Every relationship therapist has seen it. The clients arrive for their first session, settle in, and assume the positions. One partner becomes the storyteller, the one who gives the history: how they met, how it used to be, and how they ended up in this office. The other will sit, reluctantly listening to the balance sheet of their mistakes and shortcomings.
For this person, therapy can feel like a punishment for their actions and their last shot to fix things. They’ll sit there and take it or occasionally interject to correct the record. But mostly, the therapist will witness the dynamic they’ve seen hundreds of times before. In couples, it’s the sinner and the saint. In polycules, it’s the weak link in the chain and everyone else pulling weight. The deep issues that bring clients into therapy, however, rarely lie at the feet of one person alone.
Relationship dynamics go beyond the binary of perpetrator and victim, powerful and powerless, betrayed and betrayer—the accountant and the accountable. Recognizing that all parties are a piece of the pie does not mean that everyone’s slice is the same size and made up of the same ingredients. But owning your part is essential to breaking through impasses.
The other side of that breakthrough begins when each person freely shares what they are doing differently with the intention to improve things, rather than doggedly focusing on the change they need from their partner. This is how therapists know they’re getting somewhere. Their job is not to act as judge, jury, and executioner. It’s to help the clients navigate how people in love can behave in unloving ways—and how they can carve a new path.
Your Partner Will Practice Self-Accountability When You Do
Owning your part is an act of humility, and that gesture opens the door for your partner to reciprocate, to meet you in an honest place. Your apology lessens the shame on the other to do the same. And while you may feel that your missteps pale in comparison to those of your partner’s, they might not feel the same way.
Taking accountability for yourself does not excuse the other person. It helps them see that apologizing for their mistake doesn’t mean that they are a mistake. If you can do it, perhaps they can, too.
If you have been wounded by your partner time and time again, accepting any kind of responsibility can feel like losing ground in an endless battle to prove you deserve better. But even the phrase “can’t you see how you’re hurting me?” is likely to trigger a defensive response that throws the responsibility back on you. “Yes, but I never would have slept with them if you had shown any interest in me whatsoever.”
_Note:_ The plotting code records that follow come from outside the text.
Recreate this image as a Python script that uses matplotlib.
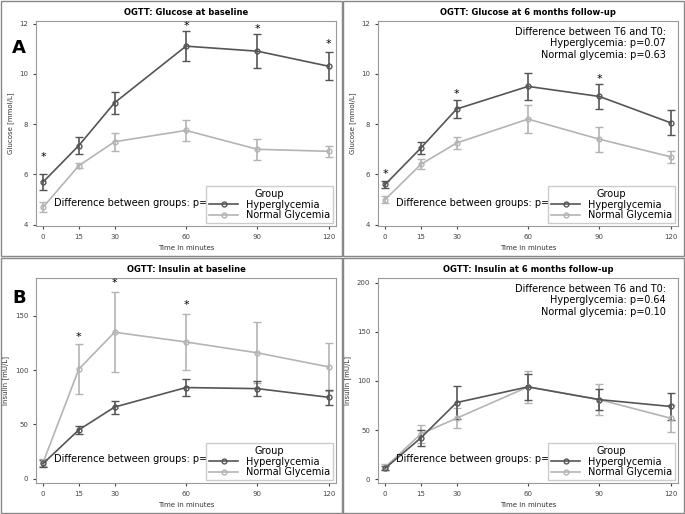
import matplotlib.pyplot as plt
from matplotlib.patches import Rectangle
from matplotlib.lines import Line2D

time = [0, 15, 30, 60, 90, 120]

glu0_hyper = [5.7, 7.15, 8.85, 11.1, 10.9, 10.3]
glu0_hyper_err = [0.3, 0.33, 0.43, 0.6, 0.68, 0.55]
glu0_norm = [4.7, 6.35, 7.3, 7.75, 7.0, 6.92]
glu0_norm_err = [0.2, 0.1, 0.35, 0.42, 0.42, 0.23]

glu6_hyper = [5.6, 7.05, 8.6, 9.5, 9.1, 8.05]
glu6_hyper_err = [0.12, 0.25, 0.35, 0.55, 0.5, 0.5]
glu6_norm = [5.0, 6.4, 7.25, 8.2, 7.4, 6.7]
glu6_norm_err = [0.15, 0.2, 0.25, 0.55, 0.5, 0.25]

ins0_hyper = [14, 45, 66, 84, 83, 75]
ins0_hyper_err = [3, 4, 6, 8, 7, 7]
ins0_norm = [15, 101, 135, 126, 116, 103]
ins0_norm_err = [3, 23, 37, 26, 28, 22]

ins6_hyper = [11, 42, 78, 94, 81, 74]
ins6_hyper_err = [2, 8, 17, 13, 11, 14]
ins6_norm = [12, 46, 62, 94, 81, 62]
ins6_norm_err = [3, 9, 10, 16, 16, 14]

DARK = '#555555'
LIGHT = '#b4b4b4'
W, H = 685, 514

fig = plt.figure(figsize=(6.85, 5.14), dpi=100)
for (x0, y0) in [(0, 0), (342, 0), (0, 257), (342, 257)]:
    fig.patches.append(Rectangle((x0 / W + 0.001, 1 - (y0 + 256) / H), 341 / W, 255 / H,
                                 transform=fig.transFigure, fill=False,
                                 edgecolor='#888888', lw=1))


def panel(x0, y0, title, ylabel, ylim, yticks, hy, hye, no, noe, stars, pdiff, note):
    ax = fig.add_axes([(x0 + 36) / W, 1 - (y0 + 226) / H, 300 / W, 205 / H])
    ax.errorbar(time, no, yerr=noe, color=LIGHT, marker='o', ms=3.5, mfc='none',
                capsize=3, lw=1.2)
    ax.errorbar(time, hy, yerr=hye, color=DARK, marker='o', ms=3.5, mfc='none',
                capsize=3, lw=1.2)
    for t, yv in stars:
        ax.text(t, yv, '*', ha='center', va='center', fontsize=8)
    ax.set_xlim(-3, 123)
    ax.set_ylim(*ylim)
    ax.set_xticks(time)
    ax.set_yticks(yticks)
    ax.tick_params(labelsize=5, length=2, colors='#444444')
    for s in ax.spines.values():
        s.set_color('#999999')
    ax.set_title(title, fontsize=6, fontweight='bold', pad=4)
    ax.set_xlabel('Time in minutes', fontsize=5, color='#333333')
    ax.set_ylabel(ylabel, fontsize=5, color='#333333')
    handles = [Line2D([], [], color=DARK, marker='o', ms=3.5, mfc='none', lw=1.2),
               Line2D([], [], color=LIGHT, marker='o', ms=3.5, mfc='none', lw=1.2)]
    ax.legend(handles, ['Hyperglycemia', 'Normal Glycemia'], title='Group',
              loc='lower right', fontsize=7, title_fontsize=7, fancybox=False,
              framealpha=1, borderpad=0.3, handlelength=3, labelspacing=0.05,
              borderaxespad=0.3, edgecolor='#cccccc')
    ax.text(0.06, 0.1, 'Difference between groups: p=' + pdiff, transform=ax.transAxes,
            fontsize=7)
    if note:
        ax.text(0.96, 0.97, note, transform=ax.transAxes, ha='right', va='top',
                fontsize=7, multialignment='right', linespacing=1.15)
    return ax


panel(0, 0, 'OGTT: Glucose at baseline', 'Glucose [mmol/L]', (3.95, 12.1), [4, 6, 8, 10, 12],
      glu0_hyper, glu0_hyper_err, glu0_norm, glu0_norm_err,
      [(0, 6.7), (60, 11.9), (90, 11.8), (120, 11.2)], '0.001', None)
panel(342, 0, 'OGTT: Glucose at 6 months follow-up', 'Glucose [mmol/L]', (3.95, 12.1),
      [4, 6, 8, 10, 12], glu6_hyper, glu6_hyper_err, glu6_norm, glu6_norm_err,
      [(0, 6.0), (30, 9.2), (90, 9.8)], '0.02',
      'Difference between T6 and T0:\nHyperglycemia: p=0.07\nNormal glycemia: p=0.63')
panel(0, 257, 'OGTT: Insulin at baseline', 'Insulin [mU/L]', (-4, 185), [0, 50, 100, 150],
      ins0_hyper, ins0_hyper_err, ins0_norm, ins0_norm_err,
      [(15, 131), (30, 180), (60, 160)], '0.03', None)
panel(342, 257, 'OGTT: Insulin at 6 months follow-up', 'Insulin [mU/L]', (-4, 205),
      [0, 50, 100, 150, 200], ins6_hyper, ins6_hyper_err, ins6_norm, ins6_norm_err,
      [], '0.68',
      'Difference between T6 and T0:\nHyperglycemia: p=0.64\nNormal glycemia: p=0.10')

fig.text(12 / W, 1 - 48 / H, 'A', fontsize=13, fontweight='bold', va='center')
fig.text(12 / W, 1 - 298 / H, 'B', fontsize=13, fontweight='bold', va='center')

fig.savefig('out.png', dpi=100)
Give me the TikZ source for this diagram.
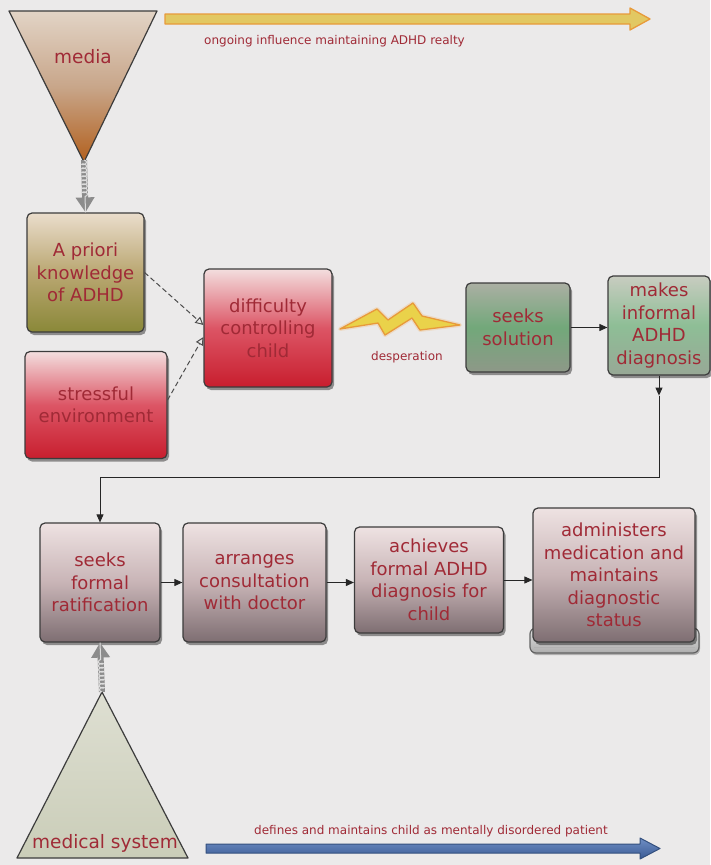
\documentclass[tikz,border=0pt]{standalone}
\usepackage{fontspec}
\setmainfont{DejaVu Sans}
\usetikzlibrary{arrows.meta,shadows,decorations.pathmorphing}

% palette
\definecolor{bg}{HTML}{EBEAEA}
\definecolor{txt}{HTML}{A02A36}
\definecolor{edge}{HTML}{3C3C3C}
\definecolor{twistgray}{HTML}{8C8C8C}
\definecolor{oliveT}{HTML}{EADDCC}
\definecolor{oliveM}{HTML}{BAA772}
\definecolor{oliveB}{HTML}{8A8838}
\definecolor{redT}{HTML}{F3DEDE}
\definecolor{redM}{HTML}{DC5565}
\definecolor{redB}{HTML}{C81E2E}
\definecolor{grnT}{HTML}{ABAFA3}
\definecolor{grnM}{HTML}{72A87A}
\definecolor{grnB}{HTML}{8E9888}
\definecolor{grlT}{HTML}{C8CCC0}
\definecolor{grlM}{HTML}{8EBE96}
\definecolor{grlB}{HTML}{98A896}
\definecolor{mauT}{HTML}{EEE2E2}
\definecolor{mauM}{HTML}{C8B4B6}
\definecolor{mauB}{HTML}{7E6E72}
\definecolor{mediaT}{HTML}{E2D4C6}
\definecolor{mediaM}{HTML}{C8A68A}
\definecolor{mediaB}{HTML}{B2601E}
\definecolor{medT}{HTML}{DEDFD2}
\definecolor{medB}{HTML}{CACDB8}
\definecolor{goldfill}{HTML}{E2C862}
\definecolor{goldedge}{HTML}{E89A3A}
\definecolor{boltfill}{HTML}{EAD24A}
\definecolor{blueT}{HTML}{6E8EC4}
\definecolor{blueB}{HTML}{3A5A94}
\definecolor{blueedge}{HTML}{34507E}

\tikzset{
  box/.style={draw=edge, line width=1.2pt, rounded corners=5pt, align=center,
    text=txt, font=\fontsize{18}{22.5}\selectfont, inner sep=2pt,
    drop shadow={opacity=0.4, shadow xshift=2pt, shadow yshift=-3pt, fill=black}},
  olivebox/.style={box, top color=oliveT, bottom color=oliveB, middle color=oliveM},
  redbox/.style={box, top color=redT, bottom color=redB, middle color=redM},
  greenbox/.style={box, top color=grnT, bottom color=grnB, middle color=grnM},
  greenlight/.style={box, top color=grlT, bottom color=grlB, middle color=grlM},
  mauvebox/.style={box, top color=mauT, bottom color=mauB, middle color=mauM},
  conn/.style={draw=black!85, line width=0.9pt, -{Triangle[length=8pt,width=7pt]}},
  dasharrow/.style={draw=black!70, line width=1pt, dash pattern=on 5pt off 3pt,
    -{Triangle[open,length=8pt,width=8pt]}},
  twist/.style={draw=twistgray, line width=6pt, -{Triangle[length=15pt,width=18pt]},
    postaction={draw=white!70!twistgray, line width=1pt, arrows=-, decorate,
      decoration={coil, amplitude=2.5pt, segment length=4pt, post length=15pt}}},
  smalltext/.style={text=txt, font=\fontsize{12}{14}\selectfont, inner sep=0pt},
  tritext/.style={text=txt, font=\fontsize{18.5}{22}\selectfont, inner sep=0pt},
}

\begin{document}
\begin{tikzpicture}[x=1pt,y=-1pt]
\fill[bg] (0,0) rectangle (710,865);
\useasboundingbox (0,0) rectangle (710,865);

% media triangle (inverted)
\shade[top color=mediaT, bottom color=mediaB, middle color=mediaM]
  (9,11) -- (157,11) -- (84,162) -- cycle;
\draw[edge, line width=1.2pt, line join=round] (9,11) -- (157,11) -- (84,162) -- cycle;
\coordinate (mediatip) at (84,160);
\node[tritext] (media) at (83,57) {media};

% yellow influence arrow
\draw[goldedge, line width=1.3pt, fill=goldfill, line join=round]
  (165,14) -- (630,14) -- (630,8) -- (650,19) -- (630,30) -- (630,24) -- (165,24) -- cycle;
\node[smalltext, anchor=west] (influence) at (204,41) {ongoing influence maintaining ADHD realty};

% top-left boxes
\node[olivebox, minimum width=117pt, minimum height=119pt] (apriori) at (85.5,272.5)
  {A priori\\knowledge\\of ADHD};
\node[redbox, minimum width=142pt, minimum height=107pt] (stressful) at (96,405)
  {stressful\\environment};
\node[redbox, minimum width=128pt, minimum height=118pt] (difficulty) at (268,328)
  {difficulty\\controlling\\child};

% media feeds prior knowledge
\draw[twist] (mediatip) -- (apriori.north);

% contributing factors
\draw[dasharrow] (apriori.east) -- ([yshift=3pt]difficulty.west);
\draw[dasharrow] ([yshift=5pt]stressful.east) -- ([yshift=-9pt]difficulty.west);

% lightning bolt: desperation
\draw[goldedge!70, line width=4pt, opacity=0.3, line join=round]
  (340,329) -- (377,309) -- (388,320) -- (413,303) -- (422,316) -- (460,325)
  -- (420,330) -- (412,318) -- (385,335) -- (378,323) -- cycle;
\draw[goldedge, line width=1.3pt, fill=boltfill, line join=round]
  (340,329) -- (377,309) -- (388,320) -- (413,303) -- (422,316) -- (460,325)
  -- (420,330) -- (412,318) -- (385,335) -- (378,323) -- cycle;
\node[smalltext] (desperation) at (407,357) {desperation};

% green boxes
\node[greenbox, minimum width=104pt, minimum height=89pt] (seeksol) at (518,327.5)
  {seeks\\solution};
\node[greenlight, minimum width=102pt, minimum height=99pt] (informal) at (659,325.5)
  {makes\\informal\\ADHD\\diagnosis};
\draw[conn] (seeksol.east) -- (seeksol.east -| informal.west);

% bottom row
\node[mauvebox, minimum width=120pt, minimum height=119pt] (ratify) at (100,582.5)
  {seeks\\formal\\ratification};
\node[mauvebox, minimum width=143pt, minimum height=119pt] (consult) at (254.5,582.5)
  {arranges\\consultation\\with doctor};
\node[mauvebox, minimum width=149pt, minimum height=106pt] (achieve) at (429,580)
  {achieves\\formal ADHD\\diagnosis for\\child};

% rolled base under the last box
\draw[edge!80, line width=1.2pt, rounded corners=6pt, top color=black!12, bottom color=black!32,
  drop shadow={opacity=0.25, shadow xshift=1pt, shadow yshift=-2pt, fill=black}]
  (530,628) rectangle (699,653);
\draw[white!70!black, line width=0.8pt] (534,647) -- (695,647);
\node[mauvebox, minimum width=162pt, minimum height=134pt] (administer) at (614,575)
  {administers\\medication and\\maintains\\diagnostic\\status};

% informal diagnosis leads to formal ratification
\coordinate (drop) at ([yshift=-20pt]informal.south);
\draw[conn] (informal.south) -- (drop);
\draw[conn] (drop) -- ++(0,82) -| (ratify.north);

\draw[conn] (ratify.east) -- (ratify.east -| consult.west);
\draw[conn] (consult.east) -- (consult.east -| achieve.west);
\draw[conn] (achieve.east) -- (achieve.east -| administer.west);

% medical system triangle
\shade[top color=medT, bottom color=medB] (102,692) -- (188,858) -- (17,858) -- cycle;
\draw[edge, line width=1.2pt, line join=round] (102,692) -- (188,858) -- (17,858) -- cycle;
\coordinate (medtip) at (102,692);
\node[tritext] (medical) at (105,843) {medical system};
\draw[twist] (medtip) -- (ratify.south);

% blue defining arrow
\draw[blueedge, line width=1pt, top color=blueT, bottom color=blueB, line join=round]
  (206,844) -- (640,844) -- (640,838) -- (660,848.5) -- (640,859) -- (640,853) -- (206,853) -- cycle;
\node[smalltext, anchor=west] (defines) at (254,831)
  {defines and maintains child as mentally disordered patient};
\end{tikzpicture}
\end{document}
If you say to your partner “you never thank me,” you are all but ensuring that future thank-yous will become obligatory rather than heartfelt and sincere. Instead, consider saying “I love supporting you and your gratitude is really important to me.”
If you are aghast at how your typically responsible mate lost your shared money, have you asked if they felt financial pressure to take care of you? Did the desire to give the children a successful start empty the bank account? What’s the larger context? And what is your part in it? This is not victim blaming; this is acknowledging the inherent complexities of what it means to be responsible in your relationship.
Practices for Self-Accountability
Try one or more…
- Own your experience. You can describe your experience as a consequence of the other’s actions, but pay attention to the language you use. Trade out “you made me feel” for “you did not acknowledge me and then I felt rejected.”
- Stop punishing. Do you want to hurt them or do you want both of you to be able to learn from this and move on in your relationship together?
- Make a choice: if you want to continue the relationship, make that choice.
- Prioritize clarity and expectation setting. As the PREP program teaches, be specific about what happened and how you felt using X, Y, Z statements: “when you did X in situation Y, I felt Z.” ex: “When you thank everybody for helping you with this big project, and you don’t mention me at all, it makes me feel that you don’t recognize my contributions or value—staying home with the kids, taking care of the house, while you did your thing.”
- Practice differentiation. It involves identifying and clarifying your thoughts, feelings, and desires while being open and curious about your partner’s. It’s the ability to simultaneously experience connection and autonomy and not personalize their autonomy as a rejection of you.
- Ask them about their experience. Be curious about the context of their behavior. Demonstrate empathy.
- Separate the behavior from the person. “We both know what you did was bad but I don’t view you as a bad person.”
- Beware of “Fundamental Attribution Error.” In stressed relationships, we tend to see our behavior as circumstantial and their behavior as characterological. We’re black and white about others and nuanced about ourselves.
- When we’re in a bad mood, it’s because we had a bad day.
- When they’re in a bad mood, it’s because they’re not a nice person.
- Use humor. If you find the right tone, humor can be helpful for owning your part and diffusing tension.
- Practice grace. You can be so mad at your partner or so mad at yourself. It doesn’t mean the whole house has to come down. Practicing grace is the acknowledgement that you don’t condone what has happened but you keep room for redemption and healing.